NIAID Data Ecosystem Discovery Portal

NIAID Data Ecosystem Discovery Portal
Emily Haag, Candice Czech, Ginger Tsueng, Nichollette Acosta, Jason Lin, Dylan Welzel, Everaldo Rodolpho, Chunlei Wu, Andrew I. Su, Laura D. Hughes, Wilbert Van Panhuis, Asiyah Lin, Meghan Hartwick, Jack DiGiovanna, Sai Subrahmanian, Deepti Jain, Poro Burman, Eric Tobin, Sudha Venkatachari, Maria Giovanni, Zorana Mitrovic Vucicevic

Introduction
The world is sitting on a wealth of knowledge that has yet to be fully realized. Researchers around the globe generate huge amounts of biomedical data across an enormous spectrum of specialties - clinical data, genomic data, epidemiological data – which describe cell responses to infection, improve our understanding of immune-mediated diseases, and can ultimately lead to breakthroughs in fighting or curing disease. Many publicly-available datasets that could support life-saving research are underutilized because they are difficult to find.

In an effort to increase the findability of these resources, NIAID Office of Data Science and Emerging Technologies (ODSET) created the NIAID Data Ecosystem Discovery Portal. The Discovery Portal allows researchers to search simultaneously across millions of publicly available datasets to find immune-mediated and infectious disease data for reanalysis.



Infrastructure
This new tool aims to promote open science and FAIR data. It harvests and standardizes metadata from a number of sources, allowing users to find available data and links them to data repositories to access the data. The Discovery Portal focuses on the findability of data, aggregating resources across numerous sources, including NIAID-supported repositories, general biomedical repositories, and other generalist sources.

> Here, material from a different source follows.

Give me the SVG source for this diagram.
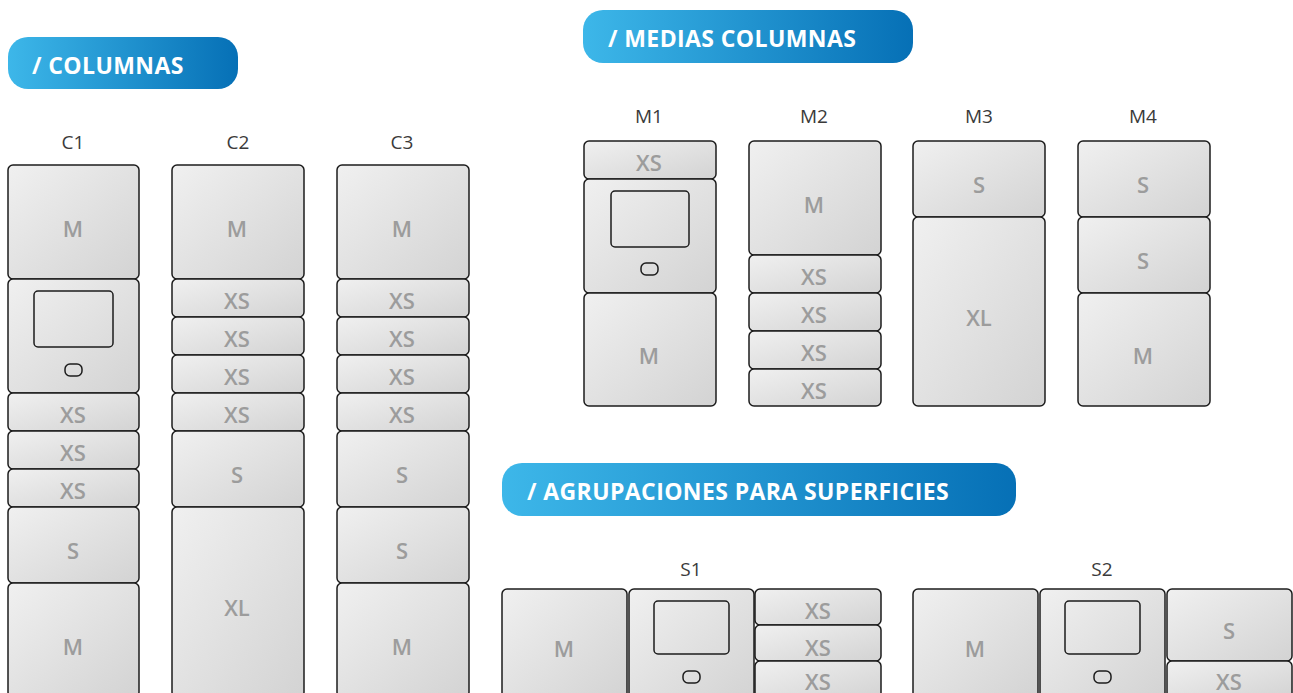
<svg xmlns="http://www.w3.org/2000/svg" width="1293" height="693" viewBox="0 0 1293 693">
<defs>
<linearGradient id="bg" x1="0" y1="0" x2="1" y2="1"><stop offset="0" stop-color="#f0f0f0"/><stop offset="1" stop-color="#d3d3d3"/></linearGradient>
<linearGradient id="ban" x1="0" y1="0" x2="1" y2="0"><stop offset="0" stop-color="#3db7e9"/><stop offset="1" stop-color="#0670b6"/></linearGradient>
</defs>
<style>
.b{fill:url(#bg);stroke:#1c1c1c;stroke-width:1.5}
.scr{fill:none;stroke:#1c1c1c;stroke-width:1.5}
.l{font-family:"Open Sans","Liberation Sans",sans-serif;font-weight:600;font-size:22px;fill:#9c9c9c;text-anchor:middle;dominant-baseline:central}
.t{font-family:"Open Sans","Liberation Sans",sans-serif;font-weight:400;font-size:19px;fill:#3a3a3a;text-anchor:middle;dominant-baseline:central}
.bt{font-family:"Open Sans","Liberation Sans",sans-serif;font-weight:700;font-size:23px;letter-spacing:0.4px;fill:#fff;dominant-baseline:central}
</style>
<rect width="1293" height="693" fill="#fff"/>

<g id="banner-columnas"><rect x="8" y="37" width="230" height="52" rx="20" fill="url(#ban)"/><text class="bt" x="32" y="65">/ COLUMNAS</text></g>
<g id="banner-medias"><rect x="583" y="10" width="330" height="53" rx="20" fill="url(#ban)"/><text class="bt" x="608" y="38">/ MEDIAS COLUMNAS</text></g>
<g id="banner-agrup"><rect x="502" y="463" width="514" height="53" rx="20" fill="url(#ban)"/><text class="bt" x="527" y="491">/ AGRUPACIONES PARA SUPERFICIES</text></g>

<g id="C1">
<text class="t" x="73" y="142">C1</text>
<rect class="b" x="8" y="165" width="131" height="114" rx="5"/><text class="l" x="73" y="228">M</text>
<rect class="b" x="8" y="279" width="131" height="114" rx="5"/><rect class="scr" x="34" y="291" width="79" height="56" rx="4"/><rect class="scr" x="65" y="364" width="17" height="12" rx="5"/>
<rect class="b" x="8" y="393" width="131" height="38" rx="5"/><text class="l" x="73" y="414">XS</text>
<rect class="b" x="8" y="431" width="131" height="38" rx="5"/><text class="l" x="73" y="452">XS</text>
<rect class="b" x="8" y="469" width="131" height="38" rx="5"/><text class="l" x="73" y="490">XS</text>
<rect class="b" x="8" y="507" width="131" height="76" rx="5"/><text class="l" x="73" y="550">S</text>
<rect class="b" x="8" y="583" width="131" height="114" rx="5"/><text class="l" x="73" y="646">M</text>
</g>
<g id="C2">
<text class="t" x="238" y="142">C2</text>
<rect class="b" x="172" y="165" width="132" height="114" rx="5"/><text class="l" x="237" y="228">M</text>
<rect class="b" x="172" y="279" width="132" height="38" rx="5"/><text class="l" x="237" y="300">XS</text>
<rect class="b" x="172" y="317" width="132" height="38" rx="5"/><text class="l" x="237" y="338">XS</text>
<rect class="b" x="172" y="355" width="132" height="38" rx="5"/><text class="l" x="237" y="376">XS</text>
<rect class="b" x="172" y="393" width="132" height="38" rx="5"/><text class="l" x="237" y="414">XS</text>
<rect class="b" x="172" y="431" width="132" height="76" rx="5"/><text class="l" x="237" y="474">S</text>
<rect class="b" x="172" y="507" width="132" height="190" rx="5"/><text class="l" x="237" y="607">XL</text>
</g>
<g id="C3">
<text class="t" x="402" y="142">C3</text>
<rect class="b" x="337" y="165" width="132" height="114" rx="5"/><text class="l" x="402" y="228">M</text>
<rect class="b" x="337" y="279" width="132" height="38" rx="5"/><text class="l" x="402" y="300">XS</text>
<rect class="b" x="337" y="317" width="132" height="38" rx="5"/><text class="l" x="402" y="338">XS</text>
<rect class="b" x="337" y="355" width="132" height="38" rx="5"/><text class="l" x="402" y="376">XS</text>
<rect class="b" x="337" y="393" width="132" height="38" rx="5"/><text class="l" x="402" y="414">XS</text>
<rect class="b" x="337" y="431" width="132" height="76" rx="5"/><text class="l" x="402" y="474">S</text>
<rect class="b" x="337" y="507" width="132" height="76" rx="5"/><text class="l" x="402" y="550">S</text>
<rect class="b" x="337" y="583" width="132" height="114" rx="5"/><text class="l" x="402" y="646">M</text>
</g>

<g id="M1">
<text class="t" x="649" y="116">M1</text>
<rect class="b" x="584" y="141" width="132" height="38" rx="5"/><text class="l" x="649" y="162">XS</text>
<rect class="b" x="584" y="179" width="132" height="114" rx="5"/><rect class="scr" x="611" y="191" width="78" height="56" rx="4"/><rect class="scr" x="641" y="263" width="17" height="12" rx="5"/>
<rect class="b" x="584" y="293" width="132" height="113" rx="5"/><text class="l" x="649" y="355">M</text>
</g>
<g id="M2">
<text class="t" x="814" y="116">M2</text>
<rect class="b" x="749" y="141" width="132" height="114" rx="5"/><text class="l" x="814" y="204">M</text>
<rect class="b" x="749" y="255" width="132" height="38" rx="5"/><text class="l" x="814" y="276">XS</text>
<rect class="b" x="749" y="293" width="132" height="38" rx="5"/><text class="l" x="814" y="314">XS</text>
<rect class="b" x="749" y="331" width="132" height="38" rx="5"/><text class="l" x="814" y="352">XS</text>
<rect class="b" x="749" y="369" width="132" height="37" rx="5"/><text class="l" x="814" y="390">XS</text>
</g>
<g id="M3">
<text class="t" x="979" y="116">M3</text>
<rect class="b" x="913" y="141" width="132" height="76" rx="5"/><text class="l" x="979" y="184">S</text>
<rect class="b" x="913" y="217" width="132" height="189" rx="5"/><text class="l" x="979" y="317">XL</text>
</g>
<g id="M4">
<text class="t" x="1143" y="116">M4</text>
<rect class="b" x="1078" y="141" width="132" height="76" rx="5"/><text class="l" x="1143" y="184">S</text>
<rect class="b" x="1078" y="217" width="132" height="76" rx="5"/><text class="l" x="1143" y="260">S</text>
<rect class="b" x="1078" y="293" width="132" height="113" rx="5"/><text class="l" x="1143" y="355">M</text>
</g>

<g id="S1">
<text class="t" x="691" y="569">S1</text>
<rect class="b" x="502" y="589" width="125" height="110" rx="5"/><text class="l" x="564" y="648">M</text>
<rect class="b" x="629" y="589" width="125" height="110" rx="5"/><rect class="scr" x="654" y="601" width="75" height="53" rx="4"/><rect class="scr" x="683" y="671" width="17" height="12" rx="5"/>
<rect class="b" x="755" y="589" width="126" height="36" rx="5"/><text class="l" x="818" y="610">XS</text>
<rect class="b" x="755" y="625" width="126" height="36" rx="5"/><text class="l" x="818" y="647">XS</text>
<rect class="b" x="755" y="661" width="126" height="38" rx="5"/><text class="l" x="818" y="681">XS</text>
</g>
<g id="S2">
<text class="t" x="1102" y="569">S2</text>
<rect class="b" x="913" y="589" width="125" height="110" rx="5"/><text class="l" x="975" y="648">M</text>
<rect class="b" x="1040" y="589" width="125" height="110" rx="5"/><rect class="scr" x="1065" y="601" width="75" height="53" rx="4"/><rect class="scr" x="1094" y="671" width="17" height="12" rx="5"/>
<rect class="b" x="1167" y="589" width="125" height="72" rx="5"/><text class="l" x="1229" y="630">S</text>
<rect class="b" x="1167" y="661" width="125" height="38" rx="5"/><text class="l" x="1229" y="681">XS</text>
</g>
<g id="connectors"/>
</svg>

Metadata is transformed into a common schema, derived from Schema.org and BioSchemas. This schema has been extended from Data Discovery Engine to promote interoperability with other data findability projects, with a number of fields added to tailor to the needs of immune-mediated and infectious disease researchers. This metadata standardization not only facilitates advanced searching and filtering across varied sources, but it helps researchers better understand what the data contains before accessing it from the source. Additionally, all metadata harvested by the Discovery Portal can be downloaded or accessed via the NIAID Data Ecosystem Discovery API.

Using the tool
The Discovery Portal can be used to:

  • Search across 2.8+ million datasets from 15 sources and growing, datasets that were previously unknown, to bring other dimensions into analyses.
  • Download metadata or access via API to gather new insights about what’s available.
  • Track research across funding programs or specific scientific areas.

For example, one researcher was able to use the Discovery Portal to find data to support his image segmentation study into lesions that are related to SARS-CoV-2 in non-human primates. He started with a general search for “SARS-CoV-2” and used the pre-built filters to narrow down the thousands of results to few Computed Tomography (CT) image datasets of interest within minutes.



Likewise, another scientist found a dataset related to co-infections of dengue virus and COVID-19 to aid his research using the Discovery Portal’s Advanced Search tool.



Conclusion
The Discovery Portal aims to help accelerate the work of researchers around the world, potentially leading to faster development of diagnostics, therapeutics, and vaccines. By optimizing the reuse of data, NIAID hopes to maximize free information exchange between researchers breaking ground in their investigations into infectious, immunologic, and allergic diseases.